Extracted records

— START —

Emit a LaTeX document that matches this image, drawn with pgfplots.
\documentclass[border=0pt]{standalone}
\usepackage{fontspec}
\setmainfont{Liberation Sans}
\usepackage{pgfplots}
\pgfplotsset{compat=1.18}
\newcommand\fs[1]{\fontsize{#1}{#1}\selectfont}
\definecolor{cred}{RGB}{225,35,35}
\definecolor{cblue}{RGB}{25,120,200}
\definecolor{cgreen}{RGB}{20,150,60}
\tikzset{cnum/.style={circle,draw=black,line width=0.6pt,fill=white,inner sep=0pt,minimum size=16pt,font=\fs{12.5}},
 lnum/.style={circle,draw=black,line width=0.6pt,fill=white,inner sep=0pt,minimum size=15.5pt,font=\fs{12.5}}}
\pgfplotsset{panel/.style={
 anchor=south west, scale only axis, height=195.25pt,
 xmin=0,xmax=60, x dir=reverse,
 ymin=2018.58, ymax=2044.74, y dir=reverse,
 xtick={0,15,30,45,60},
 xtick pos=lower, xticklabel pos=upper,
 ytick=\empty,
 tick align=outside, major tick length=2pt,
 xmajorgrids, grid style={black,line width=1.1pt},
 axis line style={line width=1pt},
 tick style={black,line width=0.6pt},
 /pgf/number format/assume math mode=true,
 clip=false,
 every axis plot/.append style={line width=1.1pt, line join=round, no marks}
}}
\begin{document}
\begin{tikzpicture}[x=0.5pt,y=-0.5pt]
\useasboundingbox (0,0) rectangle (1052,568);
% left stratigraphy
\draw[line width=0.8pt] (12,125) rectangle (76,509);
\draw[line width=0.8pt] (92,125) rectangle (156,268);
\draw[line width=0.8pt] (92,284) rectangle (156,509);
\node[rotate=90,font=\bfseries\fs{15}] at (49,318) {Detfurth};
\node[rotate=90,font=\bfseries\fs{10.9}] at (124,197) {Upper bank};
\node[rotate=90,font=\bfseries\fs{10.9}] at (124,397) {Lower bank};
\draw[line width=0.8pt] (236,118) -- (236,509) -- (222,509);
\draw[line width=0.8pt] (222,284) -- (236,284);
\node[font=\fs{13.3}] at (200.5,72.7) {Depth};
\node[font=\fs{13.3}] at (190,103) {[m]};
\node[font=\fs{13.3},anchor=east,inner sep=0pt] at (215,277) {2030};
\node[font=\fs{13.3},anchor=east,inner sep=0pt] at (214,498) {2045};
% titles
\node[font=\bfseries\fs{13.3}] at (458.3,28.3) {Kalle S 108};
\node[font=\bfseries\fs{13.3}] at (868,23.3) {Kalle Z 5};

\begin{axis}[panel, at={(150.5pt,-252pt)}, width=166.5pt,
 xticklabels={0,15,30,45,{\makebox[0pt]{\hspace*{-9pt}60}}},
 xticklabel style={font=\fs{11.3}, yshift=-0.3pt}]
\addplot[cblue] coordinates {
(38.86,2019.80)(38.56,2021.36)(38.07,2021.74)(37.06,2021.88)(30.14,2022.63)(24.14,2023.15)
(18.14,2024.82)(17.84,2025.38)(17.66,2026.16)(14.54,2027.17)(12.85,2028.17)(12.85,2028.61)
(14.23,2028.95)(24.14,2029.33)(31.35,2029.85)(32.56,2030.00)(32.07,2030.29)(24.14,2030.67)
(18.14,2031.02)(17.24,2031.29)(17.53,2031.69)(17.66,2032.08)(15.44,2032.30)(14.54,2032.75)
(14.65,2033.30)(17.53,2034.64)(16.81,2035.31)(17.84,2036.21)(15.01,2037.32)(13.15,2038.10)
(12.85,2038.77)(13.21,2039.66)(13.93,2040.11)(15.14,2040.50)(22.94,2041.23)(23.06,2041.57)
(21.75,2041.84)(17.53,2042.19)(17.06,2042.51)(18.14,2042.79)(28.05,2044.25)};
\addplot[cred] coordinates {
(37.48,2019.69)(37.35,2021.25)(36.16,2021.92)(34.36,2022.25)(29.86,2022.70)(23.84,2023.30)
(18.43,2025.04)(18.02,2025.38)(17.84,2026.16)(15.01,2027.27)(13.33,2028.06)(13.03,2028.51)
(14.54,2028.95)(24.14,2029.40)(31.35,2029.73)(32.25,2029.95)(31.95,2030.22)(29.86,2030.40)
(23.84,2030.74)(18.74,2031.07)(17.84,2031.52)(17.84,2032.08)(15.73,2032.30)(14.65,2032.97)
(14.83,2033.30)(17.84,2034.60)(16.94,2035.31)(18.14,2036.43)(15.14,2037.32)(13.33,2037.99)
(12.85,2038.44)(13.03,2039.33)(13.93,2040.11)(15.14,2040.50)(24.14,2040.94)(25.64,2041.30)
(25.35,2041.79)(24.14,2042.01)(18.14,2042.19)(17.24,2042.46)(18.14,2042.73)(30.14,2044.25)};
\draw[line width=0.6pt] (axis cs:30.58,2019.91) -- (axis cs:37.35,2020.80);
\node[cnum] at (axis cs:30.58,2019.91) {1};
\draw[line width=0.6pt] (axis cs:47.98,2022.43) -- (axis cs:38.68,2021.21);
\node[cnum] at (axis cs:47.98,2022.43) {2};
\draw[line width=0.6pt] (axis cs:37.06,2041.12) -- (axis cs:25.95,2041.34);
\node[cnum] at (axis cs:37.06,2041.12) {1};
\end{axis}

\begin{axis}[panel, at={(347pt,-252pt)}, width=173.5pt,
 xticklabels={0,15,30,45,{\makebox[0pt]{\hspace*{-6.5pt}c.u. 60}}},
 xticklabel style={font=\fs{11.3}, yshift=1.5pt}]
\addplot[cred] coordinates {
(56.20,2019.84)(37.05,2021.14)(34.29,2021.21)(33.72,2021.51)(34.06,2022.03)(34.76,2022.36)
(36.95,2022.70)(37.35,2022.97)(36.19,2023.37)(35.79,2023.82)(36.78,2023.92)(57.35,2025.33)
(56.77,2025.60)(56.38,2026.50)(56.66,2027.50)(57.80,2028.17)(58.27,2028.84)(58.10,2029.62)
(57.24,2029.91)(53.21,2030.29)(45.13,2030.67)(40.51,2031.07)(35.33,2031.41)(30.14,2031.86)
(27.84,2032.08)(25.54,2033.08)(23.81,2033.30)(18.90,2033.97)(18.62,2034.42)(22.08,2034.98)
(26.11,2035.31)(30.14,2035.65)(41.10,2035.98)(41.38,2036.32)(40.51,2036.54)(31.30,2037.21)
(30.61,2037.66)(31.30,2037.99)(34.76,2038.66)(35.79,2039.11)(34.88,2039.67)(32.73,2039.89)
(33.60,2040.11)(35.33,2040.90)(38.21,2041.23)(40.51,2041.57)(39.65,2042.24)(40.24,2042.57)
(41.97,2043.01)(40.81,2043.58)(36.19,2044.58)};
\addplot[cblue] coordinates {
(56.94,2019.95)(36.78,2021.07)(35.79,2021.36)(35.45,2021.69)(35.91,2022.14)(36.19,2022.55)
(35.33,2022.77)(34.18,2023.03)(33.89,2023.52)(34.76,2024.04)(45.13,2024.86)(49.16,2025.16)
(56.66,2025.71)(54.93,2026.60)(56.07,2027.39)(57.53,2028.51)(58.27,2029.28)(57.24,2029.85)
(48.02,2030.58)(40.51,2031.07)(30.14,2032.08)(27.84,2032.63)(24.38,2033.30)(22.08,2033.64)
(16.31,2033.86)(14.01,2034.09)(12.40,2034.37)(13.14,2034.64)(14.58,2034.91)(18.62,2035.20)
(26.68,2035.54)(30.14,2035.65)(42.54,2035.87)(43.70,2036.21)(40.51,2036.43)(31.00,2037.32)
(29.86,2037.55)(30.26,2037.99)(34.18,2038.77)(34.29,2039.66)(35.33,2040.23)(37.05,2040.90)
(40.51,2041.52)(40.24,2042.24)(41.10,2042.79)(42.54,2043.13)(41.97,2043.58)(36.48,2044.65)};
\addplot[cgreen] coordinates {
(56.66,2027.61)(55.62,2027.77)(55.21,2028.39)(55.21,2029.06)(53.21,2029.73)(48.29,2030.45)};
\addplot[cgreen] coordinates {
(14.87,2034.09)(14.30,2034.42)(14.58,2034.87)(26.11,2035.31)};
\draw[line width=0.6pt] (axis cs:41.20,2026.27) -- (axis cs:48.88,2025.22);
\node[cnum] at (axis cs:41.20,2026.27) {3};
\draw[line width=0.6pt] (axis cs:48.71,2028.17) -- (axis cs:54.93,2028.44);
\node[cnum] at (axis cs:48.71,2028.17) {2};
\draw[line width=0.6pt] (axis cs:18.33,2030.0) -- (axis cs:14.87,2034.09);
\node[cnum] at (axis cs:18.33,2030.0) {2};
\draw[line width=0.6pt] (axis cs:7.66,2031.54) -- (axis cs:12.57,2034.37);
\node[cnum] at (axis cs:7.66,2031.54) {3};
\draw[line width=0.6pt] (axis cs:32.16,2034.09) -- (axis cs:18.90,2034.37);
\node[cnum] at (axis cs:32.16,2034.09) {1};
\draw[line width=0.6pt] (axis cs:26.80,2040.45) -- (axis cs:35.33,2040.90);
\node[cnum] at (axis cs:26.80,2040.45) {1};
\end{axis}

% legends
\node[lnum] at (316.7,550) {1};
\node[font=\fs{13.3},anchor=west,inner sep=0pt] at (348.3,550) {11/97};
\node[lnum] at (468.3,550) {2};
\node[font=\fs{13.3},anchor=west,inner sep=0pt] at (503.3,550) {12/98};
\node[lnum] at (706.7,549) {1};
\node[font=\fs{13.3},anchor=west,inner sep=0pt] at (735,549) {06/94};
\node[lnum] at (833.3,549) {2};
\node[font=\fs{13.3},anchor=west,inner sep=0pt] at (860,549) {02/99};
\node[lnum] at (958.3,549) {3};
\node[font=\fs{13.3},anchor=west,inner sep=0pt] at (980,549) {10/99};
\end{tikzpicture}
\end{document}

— END —
— START —

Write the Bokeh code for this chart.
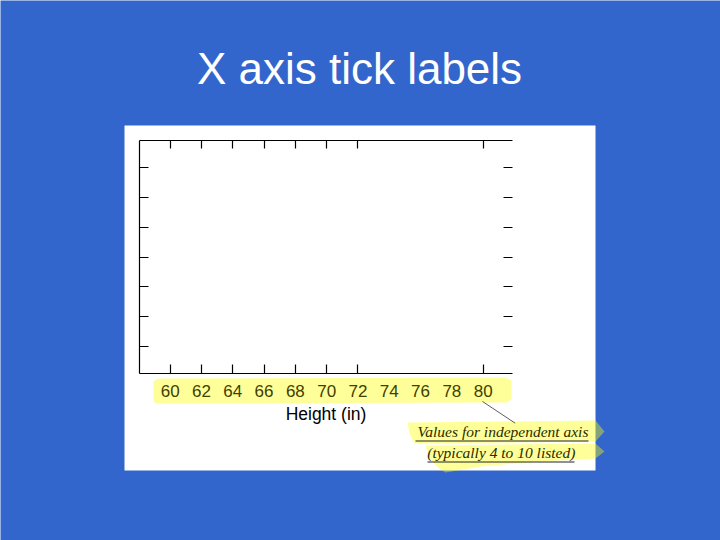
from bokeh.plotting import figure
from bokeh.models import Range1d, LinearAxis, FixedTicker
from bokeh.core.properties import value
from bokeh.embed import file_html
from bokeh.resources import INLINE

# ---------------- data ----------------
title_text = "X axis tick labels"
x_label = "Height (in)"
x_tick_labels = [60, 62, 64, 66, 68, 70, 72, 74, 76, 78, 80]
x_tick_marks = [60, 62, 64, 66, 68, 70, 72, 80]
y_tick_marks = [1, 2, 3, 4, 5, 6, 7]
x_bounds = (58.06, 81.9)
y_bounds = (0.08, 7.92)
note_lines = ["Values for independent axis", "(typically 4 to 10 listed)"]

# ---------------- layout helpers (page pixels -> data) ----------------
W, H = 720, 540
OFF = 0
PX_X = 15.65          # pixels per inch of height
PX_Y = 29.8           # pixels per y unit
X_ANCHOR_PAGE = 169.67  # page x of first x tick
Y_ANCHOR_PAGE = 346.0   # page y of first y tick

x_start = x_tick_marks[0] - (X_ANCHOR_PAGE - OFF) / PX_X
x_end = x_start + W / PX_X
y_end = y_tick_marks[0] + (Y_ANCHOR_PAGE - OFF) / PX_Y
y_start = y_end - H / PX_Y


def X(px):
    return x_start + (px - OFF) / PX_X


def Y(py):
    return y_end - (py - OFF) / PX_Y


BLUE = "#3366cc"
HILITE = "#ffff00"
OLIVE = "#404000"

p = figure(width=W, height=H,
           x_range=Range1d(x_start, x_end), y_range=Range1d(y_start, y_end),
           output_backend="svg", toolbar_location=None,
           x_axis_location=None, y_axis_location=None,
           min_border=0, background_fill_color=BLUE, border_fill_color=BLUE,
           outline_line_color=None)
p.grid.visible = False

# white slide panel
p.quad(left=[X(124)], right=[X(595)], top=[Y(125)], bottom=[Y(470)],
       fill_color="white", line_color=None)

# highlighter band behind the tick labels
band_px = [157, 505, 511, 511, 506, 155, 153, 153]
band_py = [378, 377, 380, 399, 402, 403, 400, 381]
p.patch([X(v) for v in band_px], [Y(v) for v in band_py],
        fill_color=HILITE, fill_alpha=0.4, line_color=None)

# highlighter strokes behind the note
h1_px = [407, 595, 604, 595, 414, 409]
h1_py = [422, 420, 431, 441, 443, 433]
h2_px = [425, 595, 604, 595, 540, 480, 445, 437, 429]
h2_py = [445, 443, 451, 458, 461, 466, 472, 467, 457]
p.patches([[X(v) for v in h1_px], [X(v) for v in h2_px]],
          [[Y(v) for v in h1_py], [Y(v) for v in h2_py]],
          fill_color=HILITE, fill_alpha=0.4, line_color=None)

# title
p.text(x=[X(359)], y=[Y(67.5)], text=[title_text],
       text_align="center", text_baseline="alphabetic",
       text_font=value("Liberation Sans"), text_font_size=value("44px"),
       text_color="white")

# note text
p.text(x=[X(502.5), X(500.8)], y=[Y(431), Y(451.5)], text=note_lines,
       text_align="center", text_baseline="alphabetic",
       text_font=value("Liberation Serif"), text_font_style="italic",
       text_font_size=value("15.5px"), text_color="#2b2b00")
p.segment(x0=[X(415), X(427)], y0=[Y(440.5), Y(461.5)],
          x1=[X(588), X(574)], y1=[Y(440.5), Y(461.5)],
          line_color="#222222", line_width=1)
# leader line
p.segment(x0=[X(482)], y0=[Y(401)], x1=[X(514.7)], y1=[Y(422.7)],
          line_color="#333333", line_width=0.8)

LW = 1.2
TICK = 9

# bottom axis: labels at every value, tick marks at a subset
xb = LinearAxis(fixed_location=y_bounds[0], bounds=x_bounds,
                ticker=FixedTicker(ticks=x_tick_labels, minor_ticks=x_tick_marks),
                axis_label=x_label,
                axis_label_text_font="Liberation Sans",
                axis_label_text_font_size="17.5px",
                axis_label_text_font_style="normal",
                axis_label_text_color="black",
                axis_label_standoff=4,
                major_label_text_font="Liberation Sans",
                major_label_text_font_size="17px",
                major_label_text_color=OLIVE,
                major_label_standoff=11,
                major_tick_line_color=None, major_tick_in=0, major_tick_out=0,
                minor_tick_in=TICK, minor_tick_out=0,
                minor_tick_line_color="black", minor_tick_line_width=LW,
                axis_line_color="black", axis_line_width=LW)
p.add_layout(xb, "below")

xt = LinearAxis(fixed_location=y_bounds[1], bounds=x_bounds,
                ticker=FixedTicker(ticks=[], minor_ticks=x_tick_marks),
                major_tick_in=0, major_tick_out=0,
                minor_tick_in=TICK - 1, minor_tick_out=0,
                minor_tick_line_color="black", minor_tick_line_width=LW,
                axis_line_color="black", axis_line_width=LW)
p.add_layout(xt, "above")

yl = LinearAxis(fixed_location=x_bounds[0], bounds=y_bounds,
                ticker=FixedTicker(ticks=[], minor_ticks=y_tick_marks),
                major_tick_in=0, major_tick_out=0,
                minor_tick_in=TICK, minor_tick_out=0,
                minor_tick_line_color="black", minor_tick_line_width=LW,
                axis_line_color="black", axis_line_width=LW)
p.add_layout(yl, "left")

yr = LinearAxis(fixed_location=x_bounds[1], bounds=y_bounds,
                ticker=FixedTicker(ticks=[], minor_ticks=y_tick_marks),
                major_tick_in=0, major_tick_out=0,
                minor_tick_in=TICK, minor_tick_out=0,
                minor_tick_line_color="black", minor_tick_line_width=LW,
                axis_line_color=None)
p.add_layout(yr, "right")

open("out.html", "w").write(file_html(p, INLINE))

— END —

● **Stated exercise**: Your task is to quote, unchanged, only the lines from the line bearing "Write the Bokeh code for this chart." through the line bearing "from bokeh.resources import INLINE"; the pictures are not part of the copy.

● **Result of this exercise**:
Write the Bokeh code for this chart.
from bokeh.plotting import figure
from bokeh.models import Range1d, LinearAxis, FixedTicker
from bokeh.core.properties import value
from bokeh.embed import file_html
from bokeh.resources import INLINE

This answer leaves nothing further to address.